A CUSUM analysis of operative times and complications for a surgeon initiating robot assisted pyeloplasty - a predictable decrease in operative time is possible by case 30
Noah Stern, MD, Yilong Li, BSc, Peter Wang, MD, Sumit Dave, MD.
Western University, London, ON, Canada.
Introduction: The transition from laparoscopic and open surgery to robot assisted procedures in paediatric urology leads to an increase in operative times and added health care costs. Cumulative sum (CUSUM) analysis can be used to study inflection points to detect changes in operative timing and complication rates. This analysis can be used to define a procedure’s learning curve and to monitor for unacceptable complication rates when adopting a new approach. The objectives of this study are to investigate the learning curve of a single surgeon transitioning to robot assisted pyeloplasty (RAP) in the Canadian healthcare system.
Methods: Demographic and surgical data from 50 consecutive RAP performed between 2013 and 2019 were prospectively collected. Operative time was recorded by an independent operative room personnel. The CUSUM of RAP operative times (CUSUMOT) was plotted against the number of operations (CUSUMOT . The mean operative time (OT) from each phase of CUSUMOT were compared using one-way analysis of variance (ANOVA) and post-hoc Tukey test on SPSS 26. Non-risk-adjusted cumulative observed minus expected failure chart with 80% (alert) and 95% (alarm) boundary lines was constructed using 5% acceptable and 10% unacceptable complication rates.

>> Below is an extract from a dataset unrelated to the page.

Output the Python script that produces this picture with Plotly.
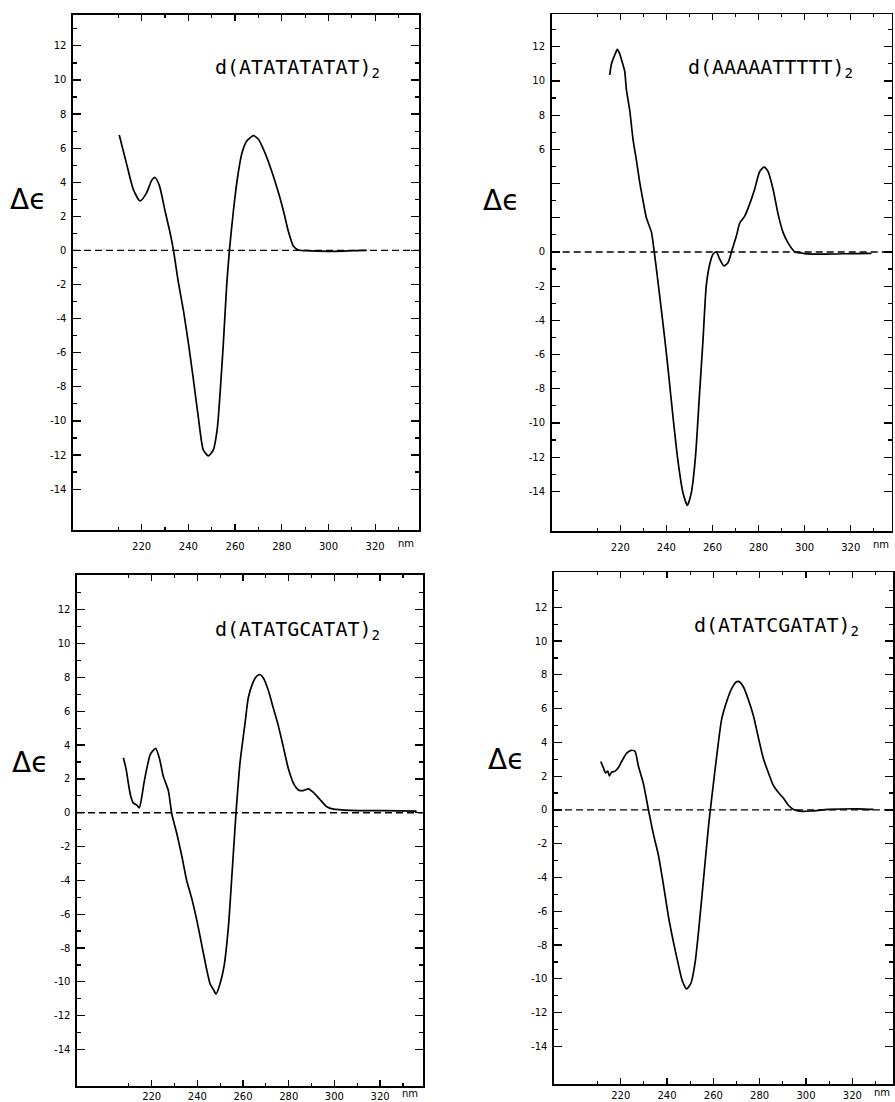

Results: The mean OT for RAP was 157.1 ± 39.4 min for all 50 cases. One-way ANOVA analysis showed that the 3 phases of the learning curve had significantly different mean OT (p < 0.001). Post-hoc Tukey test showed that the mean OT of Phase 1 (207.3 ± 34.7 min, the initial 12 cases), Phase 2 (161 ± 17.5 min, the middle 16 cases), and Phase 3 (127 ± 19.3 min, the last 22 cases) were all significantly different (p < 0.001) [Fig. 1]. The complication rate for RAP stabilized around the acceptable level of 5% up to case 41 before it finalized at 8% overall [Fig. 2].
Conclusion: CUSUM analysis can be used to monitor surgeon progression along the learning curve, and safety when adopting a new approach. In our study, OT showed an inflection point by case 12, and another at case 28. We propose that by case 30 a surgeon transitioning to RAP can achieve a significant decrease in OT. Complication rates remained within acceptable limits throughout, indicating that RAP can be safely adopted, even at low volume centers (8-10 RAP/year). Future studies can work to establish reference values against which surgeons can monitor competence.